Naskah Sri Baduga bernomor registrasi 1.368, yang dikenal dengan naskah Babad Cerbon II (Babad Darmayu) sebagai naskah tertua. Naskah yang tidak memiliki keterangan nama penyalin atau penulis ini ditulis pada tahun 1900. Jika merujuk pada penanggalan, naskah tersebut adalah induk dari naskah Kedawung, namun tidak secara langsung melainkan melalui dua naskah sebelumnya yang keberadaannya tidak diketahui lagi. Hal demikian diperkuat dengan adanya kesamaan bentuk, yakni tembang (dangding), seperti dangdanggula, sinom, pangkur, dst., sebagai penanda pergantian bab.
Pada bagian awal sebelum teks tercatat bahwa, naskah Kedawung disalin oleh Syarif Taimah Asikin Tirtawidjaya pada tahun 1977; sebelumnya pernah disalin pada tahun 1957. Sebagaimana tercatat pada manggala, naskah ini bersumber dari Babad Darmayu yang ditulis pada tahun bulan Juni tahun1913. Demikian pula dengan naskah Kertasmaya, serta tiga naskah Mundakjaya, menginduk pada naskah Sri Baduga.
Sementara itu, yang menjadi induk dari naskah Cikedung adalah naskah Pabean. Hal ini dapat diidentifikasi dari penggunaan kata sigeg dan jejer, permulaan bab dalam suatu cerita. Wibisono (2001: 333) mengartikan jejer sebagai aspek ruang pada seni pedalangan atau disebut dengan adegan. Naskah Pabean ditengarai menginduk pada naskah Sri Baduga, yang dalam proses penyalinannya sengaja disesuaikan untuk kebutuhan seni pertunjukan, sehingga menjadi versi tersendiri. Kedelapan naskah tersebut (Sri Baduga, Kedawung, Kertasmaya, tiga naskah Mundakjaya, Pabean, dan Cikedung) sama-sama menceritakan awal mula berdirinya Indramayu hingga era kolonial Belanda awal abad ke-19, sedangkan lima naskah lainnya hanya sampai pada cerita asal-usul.
Untuk memperkirakan waktu penulisan nasakh Pabean sesungguhnya dapat dilakukan melalui empat cara: bukti dari dalam (interne evidensi) dan bukti dari luar (externe evidensi); berdasarkan ejaan; merujuk sumber lain (buku/naskah); dan melihat cap kertas (watermark), jika ada (Dipodjojo, 1996: 9—24).

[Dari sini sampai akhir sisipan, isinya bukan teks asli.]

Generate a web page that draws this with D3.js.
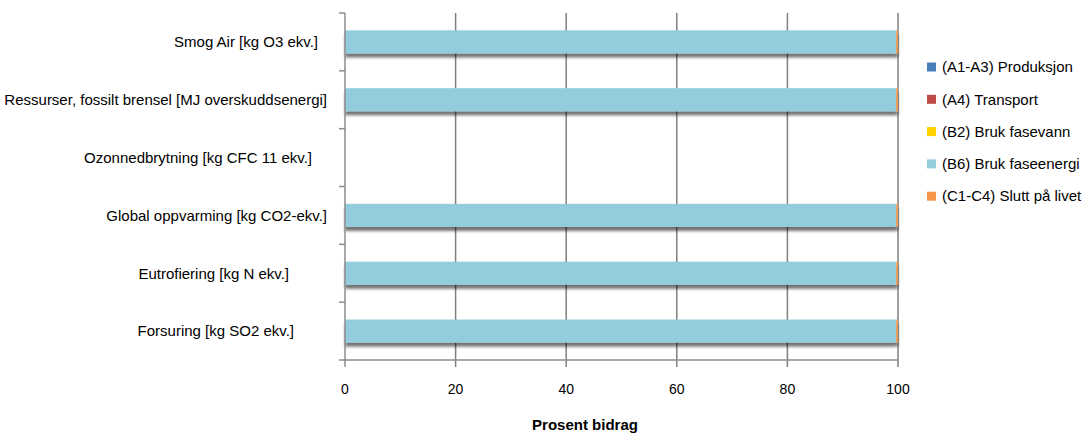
<!DOCTYPE html>
<html>
<head>
<meta charset="utf-8">
<script src="https://d3js.org/d3.v7.min.js"></script>
<style>
    body { margin: 0; background: #fff; }
    svg { font-family: "Liberation Sans", Arial, sans-serif; }
    .cat-label { font-size: 15px; fill: #000; }
    .tick-label { font-size: 14px; fill: #000; }
    .legend text { font-size: 15px; fill: #000; }
</style>
</head>
<body>
<div id="chart"></div>
<script>
// categories, top to bottom
const categories = [
    "Smog Air [kg O3 ekv.]",
    "Ressurser, fossilt brensel [MJ overskuddsenergi]",
    "Ozonnedbrytning [kg CFC 11 ekv.]",
    "Global oppvarming [kg CO2-ekv.]",
    "Eutrofiering [kg N ekv.]",
    "Forsuring [kg SO2 ekv.]"
];

const seriesNames = [
    "(A1-A3) Produksjon",
    "(A4) Transport",
    "(B2) Bruk fasevann",
    "(B6) Bruk faseenergi",
    "(C1-C4) Slutt på livet"
];

// percent contribution per category (same order as categories)
const produksjon   = [0, 0, 0, 0, 0, 0];
const transport    = [0, 0, 0, 0, 0, 0];
const brukVann     = [0, 0, 0, 0, 0, 0];
const brukEnergi   = [99.7, 99.7, 0, 99.7, 99.7, 99.7];
const sluttLivet   = [0.3, 0.3, 0, 0.3, 0.3, 0.3];

const xTicks = [0, 20, 40, 60, 80, 100];

const colors = ["#4a7ebb", "#be4b48", "#ffd200", "#93cddd", "#f79646"];

// label right edge relative to the axis (Excel left these labels ragged)
const labelEnd = [-27, -18, -33, -18, -56, -51];

const seriesValues = [produksjon, transport, brukVann, brukEnergi, sluttLivet];
const rows = categories.map((c, i) => {
    const r = { cat: c };
    seriesNames.forEach((s, j) => r[s] = seriesValues[j][i]);
    return r;
});

const W = 1084, H = 433;
const margin = { top: 13, left: 345 };
const width = 898 - 345;
const height = 360 - 13;

const svg = d3.select("#chart").append("svg")
    .attr("width", W)
    .attr("height", H);

const defs = svg.append("defs");
const shadow = defs.append("filter")
    .attr("id", "shadow")
    .attr("x", "-5%").attr("y", "-20%")
    .attr("width", "110%").attr("height", "160%");
shadow.append("feGaussianBlur").attr("in", "SourceAlpha").attr("stdDeviation", 1.8).attr("result", "blur");
shadow.append("feOffset").attr("in", "blur").attr("dy", 3.5).attr("result", "off");
shadow.append("feComponentTransfer").attr("in", "off").attr("result", "soft")
    .append("feFuncA").attr("type", "linear").attr("slope", 0.55);
const merge = shadow.append("feMerge");
merge.append("feMergeNode").attr("in", "soft");
merge.append("feMergeNode").attr("in", "SourceGraphic");

const g = svg.append("g")
    .attr("transform", `translate(${margin.left},${margin.top})`);

const x = d3.scaleLinear().domain([0, 100]).range([0, width]);
const y = d3.scaleBand().domain(categories).range([0, height]).paddingInner(0.6).paddingOuter(0.3);
const yEdge = d3.scaleLinear().domain([0, categories.length]).range([0, height]);

// vertical gridlines
g.append("g").selectAll("line")
    .data(xTicks.slice(1))
    .enter().append("line")
    .attr("x1", d => x(d)).attr("x2", d => x(d))
    .attr("y1", 0).attr("y2", height + 7)
    .attr("stroke", "#7f7f7f")
    .attr("stroke-width", 1.5);

// stacked bars
const stack = d3.stack().keys(seriesNames)(rows);
g.append("g").attr("filter", "url(#shadow)")
    .selectAll("g")
    .data(stack)
    .enter().append("g")
    .attr("fill", (d, i) => colors[i])
    .selectAll("rect")
    .data(d => d)
    .enter().append("rect")
    .attr("x", d => x(d[0]))
    .attr("y", d => y(d.data.cat))
    .attr("width", d => Math.max(0, x(d[1]) - x(d[0])))
    .attr("height", y.bandwidth());

// x axis line and ticks
g.append("line")
    .attr("x1", 0).attr("x2", width)
    .attr("y1", height).attr("y2", height)
    .attr("stroke", "#8c8c8c").attr("stroke-width", 1.5);
g.append("line")
    .attr("x1", 0).attr("x2", 0)
    .attr("y1", height).attr("y2", height + 7)
    .attr("stroke", "#8c8c8c").attr("stroke-width", 1.5);

g.append("g").selectAll("text")
    .data(xTicks)
    .enter().append("text")
    .attr("class", "tick-label")
    .attr("x", d => x(d))
    .attr("y", height + 34)
    .attr("text-anchor", "middle")
    .text(d => d);

// y axis line and ticks
g.append("line")
    .attr("x1", 0).attr("x2", 0)
    .attr("y1", 0).attr("y2", height)
    .attr("stroke", "#8c8c8c").attr("stroke-width", 1.5);
g.append("g").selectAll("line")
    .data(d3.range(categories.length + 1))
    .enter().append("line")
    .attr("x1", -6).attr("x2", 0)
    .attr("y1", d => yEdge(d)).attr("y2", d => yEdge(d))
    .attr("stroke", "#8c8c8c").attr("stroke-width", 1.5);

// category labels
g.append("g").selectAll("text")
    .data(categories)
    .enter().append("text")
    .attr("class", "cat-label")
    .attr("x", (d, i) => labelEnd[i])
    .attr("y", d => y(d) + y.bandwidth() / 2)
    .attr("dy", "0.35em")
    .attr("text-anchor", "end")
    .text(d => d);

// x axis title
svg.append("text")
    .attr("x", 585)
    .attr("y", 430)
    .attr("text-anchor", "middle")
    .attr("font-size", 15)
    .attr("font-weight", "bold")
    .text("Prosent bidrag");

// legend
const legend = svg.append("g")
    .attr("class", "legend")
    .attr("transform", "translate(927,67)")
    .selectAll("g")
    .data(seriesNames)
    .enter().append("g")
    .attr("transform", (d, i) => `translate(0,${i * 32.3})`);

legend.append("rect")
    .attr("x", 0).attr("y", -4.5)
    .attr("width", 9).attr("height", 9)
    .attr("fill", (d, i) => colors[i]);

legend.append("text")
    .attr("x", 15)
    .attr("y", 0)
    .attr("dy", "0.35em")
    .text(d => d);
</script>
</body>
</html>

Pada cara interne evidensi, yaitu menyandingkan konteks peristiwa yang diceritakan dalam naskah: tentang peperangan pasukan Bagus Rangin melawan Belanda, orang Cina, dan penguasa pribumi. Berdasarkan catatan kolonial, sebagaimana diuraikan oleh Marihandono dan Van Der Kemp, peristiwa pemberontakan Bagus Rangin di Cirebon terjadi sejak akhir abad ke-18 hingga awal abad ke-19, terutama masa Daendels dan Raffles. Jadi, perkiraan waktu penulisannya setelah tahun 1818. Namun demikian, jika mendasarkan pada Babad Darmayu koleksi Sri Baduga berangka tahun 1900, kesimpulannya akan sedikit berbeda. Dengan kalimat lain, naskah Sri Baduga adalah induk dari naskah Pabean yang diadaptasi setelah tahun 1900, paling tidak penulisan dan penyalinannya pada rentang waktu yang berdekatan.
Terjemahan Singkat Naskah Babad Darmayu
Wiralodra adalah putra ketiga dari Raden Gagak Singalodraka. Ia memiliki dua kakak, Raden Tanuwangsa dan Raden Tanuyuda; dan dua adik, Raden Tanujaya dan Raden Tanujiwa.
Suatu hari Wiralodra tertidur di dekat pohon kiara tepat di tepi sungai karena kelelahan mengejar kijang. Di dalam tidurnya ia bermimpi bahwa, tepi sungai tempat ia tertidur bernama Sungai Cimanuk, wilayah yang sudah lama dicarinya. Bersama Ki Tinggil tempat itu dibangun hingga menjadi Dukuh Cimanuk. Pada masa pembangunan, Nyi Endang Darma Ayu bersama 40 pengawalnya ikut membantu. Perempuan itu cantik jelita sekaligus sakti mandraguna. Dikabarkan bahwa kesaktiannya mampu mengalahkan Pangeran Guru, putra Syekh Tarja, cucu Aryadillah. Pangeran Guru berasal dari Palembang. Sumber lain menyebut ia dari Mesir, nama lainnya adalah Bahrul Samsudi.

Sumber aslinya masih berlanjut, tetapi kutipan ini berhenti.